§ **Dataset excerpt**:
* * *

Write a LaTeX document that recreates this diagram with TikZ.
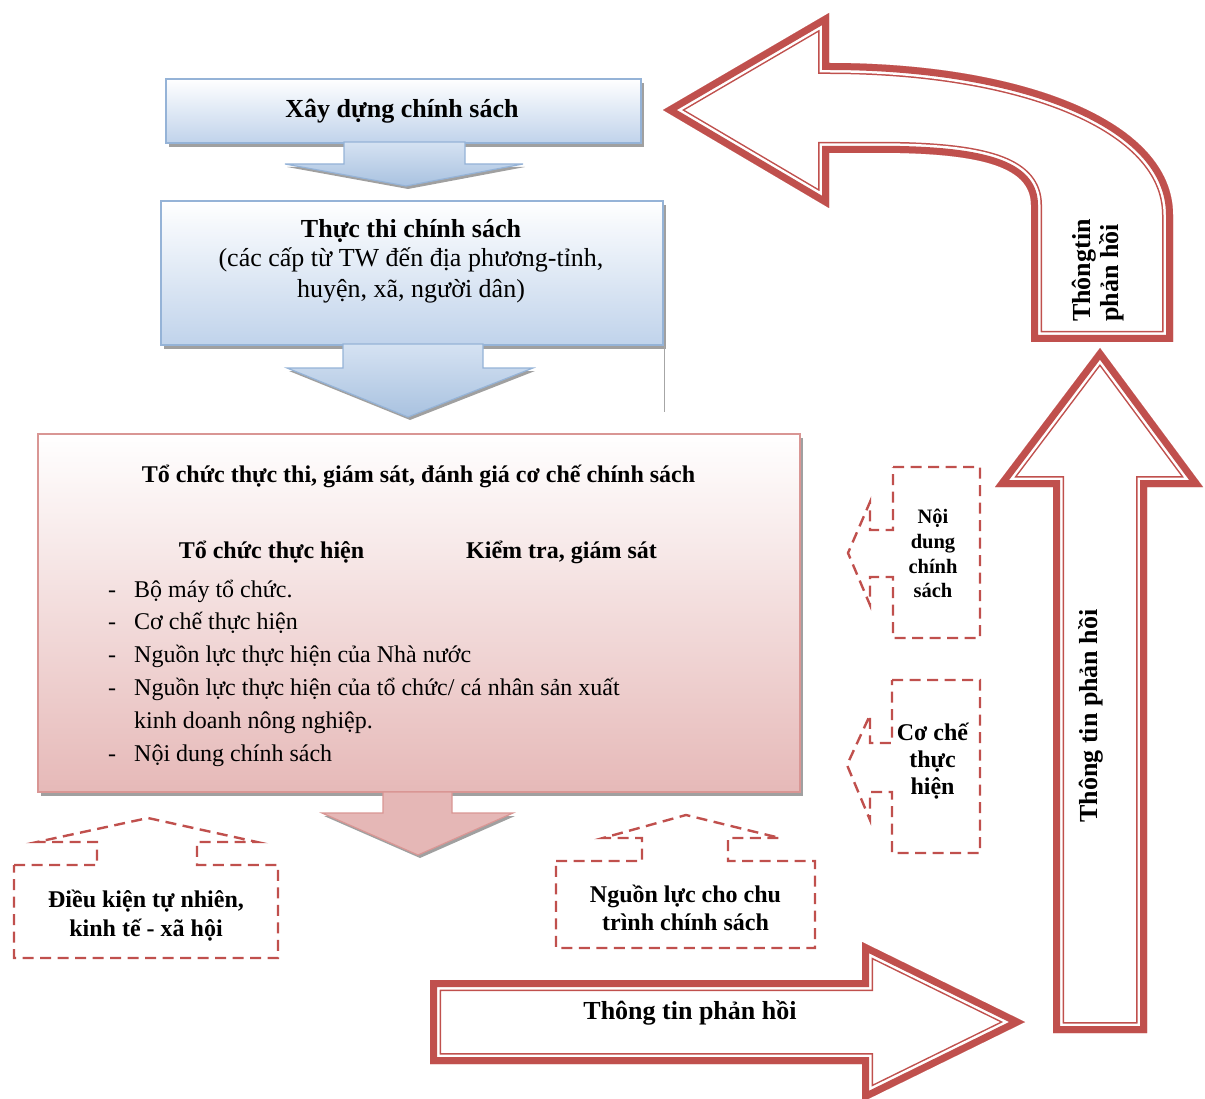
\documentclass[tikz,border=0pt]{standalone}
\usepackage{fontspec}
\setmainfont{Liberation Serif}
\usetikzlibrary{shadows}
\definecolor{redline}{HTML}{C0504D}
\definecolor{bluebot}{HTML}{C0D3EB}
\definecolor{blueborder}{HTML}{95B3D7}
\definecolor{arrowtop}{HTML}{D5E2F2}
\definecolor{arrowbot}{HTML}{A9C2E0}
\definecolor{pinkbot}{HTML}{E6B9B8}
\definecolor{pinkborder}{HTML}{D99694}
\definecolor{pinkarrow}{HTML}{E5B7B6}
\definecolor{shadowgray}{HTML}{A0A0A0}

\newcommand{\dblarrow}[1]{%
  \fill[white] #1;
  \begin{scope}
    \clip #1;
    \draw[redline, line width=22] #1;
    \draw[white, line width=19] #1;
    \draw[redline, line width=14] #1;
  \end{scope}}

\tikzset{
  boxshadow/.style={drop shadow={shadow xshift=3pt, shadow yshift=-4pt, fill=shadowgray, opacity=1}},
  bluebox/.style={draw=blueborder, line width=1.8, top color=white, bottom color=bluebot, boxshadow, inner sep=0, anchor=north west},
  pinkbox/.style={draw=pinkborder, line width=1.8, top color=white, bottom color=pinkbot, boxshadow, inner sep=0, anchor=north west},
  blockarrow/.style={draw=blueborder, line width=1.2, top color=arrowtop, bottom color=arrowbot},
  pinkblock/.style={draw=pinkborder, line width=1.2, fill=pinkarrow},
  callout/.style={draw=redline, line width=2.4, dash pattern=on 11pt off 6.5pt},
  bigbold/.style={font=\fontsize{26}{30}\selectfont\bfseries, inner sep=0, anchor=base},
  bigreg/.style={font=\fontsize{26}{30}\selectfont, inner sep=0, anchor=base},
  midbold/.style={font=\fontsize{24}{28}\selectfont\bfseries, inner sep=0, anchor=base},
  listtxt/.style={font=\fontsize{24}{28}\selectfont, inner sep=0, anchor=base west},
  smallbold/.style={font=\fontsize{20.5}{24}\selectfont\bfseries, inner sep=0, anchor=base},
}

\begin{document}
\begin{tikzpicture}[x=1pt, y=-1pt]
\useasboundingbox (0,0) rectangle (1205,1099);

% ---------- red double-line arrows ----------
\dblarrow{(663,110) -- (829,13) -- (829,63) .. controls (1020,63) and (1173,120) .. (1173,215) -- (1173,342) -- (1031,342) -- (1031,205) .. controls (1031,170) and (990,155) .. (900,153) -- (829,153) -- (829,208) -- cycle}
\dblarrow{(1053,1033) -- (1053,487) -- (995,487) -- (1100,348) -- (1203,487) -- (1147,487) -- (1147,1033) -- cycle}
\dblarrow{(430,980) -- (862,980) -- (862,942) -- (1025,1022) -- (862,1102) -- (862,1064) -- (430,1064) -- cycle}

\node[bigbold, rotate=90, anchor=base west] (fbA) at (1090,322) {Thôngtin};
\node[bigbold, rotate=90, anchor=base west] (fbB) at (1118,322) {phản hồi};
\node[bigbold, rotate=90] (fbV) at (1097,716) {Thông tin phản hồi};
\node[bigbold] (fbH) at (690,1019) {Thông tin phản hồi};

% ---------- blue boxes ----------
\node[bluebox, minimum width=475, minimum height=64] (build) at (165,78) {};
\node[bigbold] (buildtxt) at (402,118) {Xây dựng chính sách};

\fill[shadowgray, shift={(2,3)}] (285,164) -- (406,186) -- (523,164) -- cycle;
\path[blockarrow] (344,142) -- (465,142) -- (465,164) -- (523,164) -- (406,186) -- (285,164) -- (344,164) -- cycle;

\node[bluebox, minimum width=502, minimum height=144] (exec) at (160,200) {};
\node[bigbold] (exect1) at (411,238) {Thực thi chính sách};
\node[bigreg] (exect2) at (411,267) {(các cấp từ TW đến địa phương-tỉnh,};
\node[bigreg] (exect3) at (411,298) {huyện, xã, người dân)};

\draw[gray!70, line width=0.8] (664,346) -- (664,412);
\fill[shadowgray, shift={(2,3)}] (287,368) -- (408,417) -- (533,368) -- cycle;
\path[blockarrow] (343,344) -- (483,344) -- (483,368) -- (533,368) -- (408,417) -- (287,368) -- (343,368) -- cycle;

% ---------- pink box ----------
\node[pinkbox, minimum width=762, minimum height=358] (org) at (37,433) {};
\node[midbold] (orgtitle) at (418.5,482) {Tổ chức thực thi, giám sát, đánh giá cơ chế chính sách};
\node[midbold] (sub1) at (271.5,558) {Tổ chức thực hiện};
\node[midbold] (sub2) at (561.5,558) {Kiểm tra, giám sát};

\node[listtxt] (d1) at (108,597) {-};
\node[listtxt] (i1) at (134,597) {Bộ máy tổ chức.};
\node[listtxt] (d2) at (108,629.8) {-};
\node[listtxt] (i2) at (134,629.8) {Cơ chế thực hiện};
\node[listtxt] (d3) at (108,662.6) {-};
\node[listtxt] (i3) at (134,662.6) {Nguồn lực thực hiện của Nhà nước};
\node[listtxt] (d4) at (108,695.4) {-};
\node[listtxt] (i4) at (134,695.4) {Nguồn lực thực hiện của tổ chức/ cá nhân sản xuất};
\node[listtxt] (i4b) at (134,728.2) {kinh doanh nông nghiệp.};
\node[listtxt] (d5) at (108,761) {-};
\node[listtxt] (i5) at (134,761) {Nội dung chính sách};

\fill[shadowgray, shift={(2,3)}] (322,813) -- (418,855) -- (513,813) -- cycle;
\path[pinkblock] (383,792) -- (452,792) -- (452,813) -- (513,813) -- (418,855) -- (322,813) -- (383,813) -- cycle;

% ---------- dashed callouts ----------
\draw[callout] (14,865) -- (97,865) -- (97,842) -- (37,842) -- (148,818) -- (257,842) -- (197,842) -- (197,865) -- (278,865) -- (278,958) -- (14,958) -- cycle;
\node[midbold] (c1a) at (146,907) {Điều kiện tự nhiên,};
\node[midbold] (c1b) at (146,936) {kinh tế - xã hội};

\draw[callout] (556,861) -- (642,861) -- (642,838) -- (603,838) -- (686,815) -- (780,838) -- (728,838) -- (728,861) -- (815,861) -- (815,948) -- (556,948) -- cycle;
\node[midbold] (c2a) at (685.5,902) {Nguồn lực cho chu};
\node[midbold] (c2b) at (685.5,930) {trình chính sách};

\draw[callout] (893,467) -- (980,467) -- (980,638) -- (893,638) -- (893,577) -- (870,577) -- (870,605) -- (848,553) -- (870,502) -- (870,530) -- (893,530) -- cycle;
\node[smallbold] (c3a) at (933,523) {Nội};
\node[smallbold] (c3b) at (933,548) {dung};
\node[smallbold] (c3c) at (933,573) {chính};
\node[smallbold] (c3d) at (933,597) {sách};

\draw[callout] (892,680) -- (980,680) -- (980,853) -- (892,853) -- (892,792) -- (870,792) -- (870,820) -- (847,765) -- (870,715) -- (870,743) -- (892,743) -- cycle;
\node[midbold] (c4a) at (932.5,740) {Cơ chế};
\node[midbold] (c4b) at (932.5,767) {thực};
\node[midbold] (c4c) at (932.5,794) {hiện};

\end{tikzpicture}
\end{document}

* * *

§ **Task instructions**: Without the pictures, please reproduce each line of the listing above exactly, from the first one through the line bearing "(0,0) rectangle (1205,1099);".

§ **Final result**:
Write a LaTeX document that recreates this diagram with TikZ.
\documentclass[tikz,border=0pt]{standalone}
\usepackage{fontspec}
\setmainfont{Liberation Serif}
\usetikzlibrary{shadows}
\definecolor{redline}{HTML}{C0504D}
\definecolor{bluebot}{HTML}{C0D3EB}
\definecolor{blueborder}{HTML}{95B3D7}
\definecolor{arrowtop}{HTML}{D5E2F2}
\definecolor{arrowbot}{HTML}{A9C2E0}
\definecolor{pinkbot}{HTML}{E6B9B8}
\definecolor{pinkborder}{HTML}{D99694}
\definecolor{pinkarrow}{HTML}{E5B7B6}
\definecolor{shadowgray}{HTML}{A0A0A0}

\newcommand{\dblarrow}[1]{%
  \fill[white] #1;
  \begin{scope}
    \clip #1;
    \draw[redline, line width=22] #1;
    \draw[white, line width=19] #1;
    \draw[redline, line width=14] #1;
  \end{scope}}

\tikzset{
  boxshadow/.style={drop shadow={shadow xshift=3pt, shadow yshift=-4pt, fill=shadowgray, opacity=1}},
  bluebox/.style={draw=blueborder, line width=1.8, top color=white, bottom color=bluebot, boxshadow, inner sep=0, anchor=north west},
  pinkbox/.style={draw=pinkborder, line width=1.8, top color=white, bottom color=pinkbot, boxshadow, inner sep=0, anchor=north west},
  blockarrow/.style={draw=blueborder, line width=1.2, top color=arrowtop, bottom color=arrowbot},
  pinkblock/.style={draw=pinkborder, line width=1.2, fill=pinkarrow},
  callout/.style={draw=redline, line width=2.4, dash pattern=on 11pt off 6.5pt},
  bigbold/.style={font=\fontsize{26}{30}\selectfont\bfseries, inner sep=0, anchor=base},
  bigreg/.style={font=\fontsize{26}{30}\selectfont, inner sep=0, anchor=base},
  midbold/.style={font=\fontsize{24}{28}\selectfont\bfseries, inner sep=0, anchor=base},
  listtxt/.style={font=\fontsize{24}{28}\selectfont, inner sep=0, anchor=base west},
  smallbold/.style={font=\fontsize{20.5}{24}\selectfont\bfseries, inner sep=0, anchor=base},
}

\begin{document}
\begin{tikzpicture}[x=1pt, y=-1pt]
\useasboundingbox (0,0) rectangle (1205,1099);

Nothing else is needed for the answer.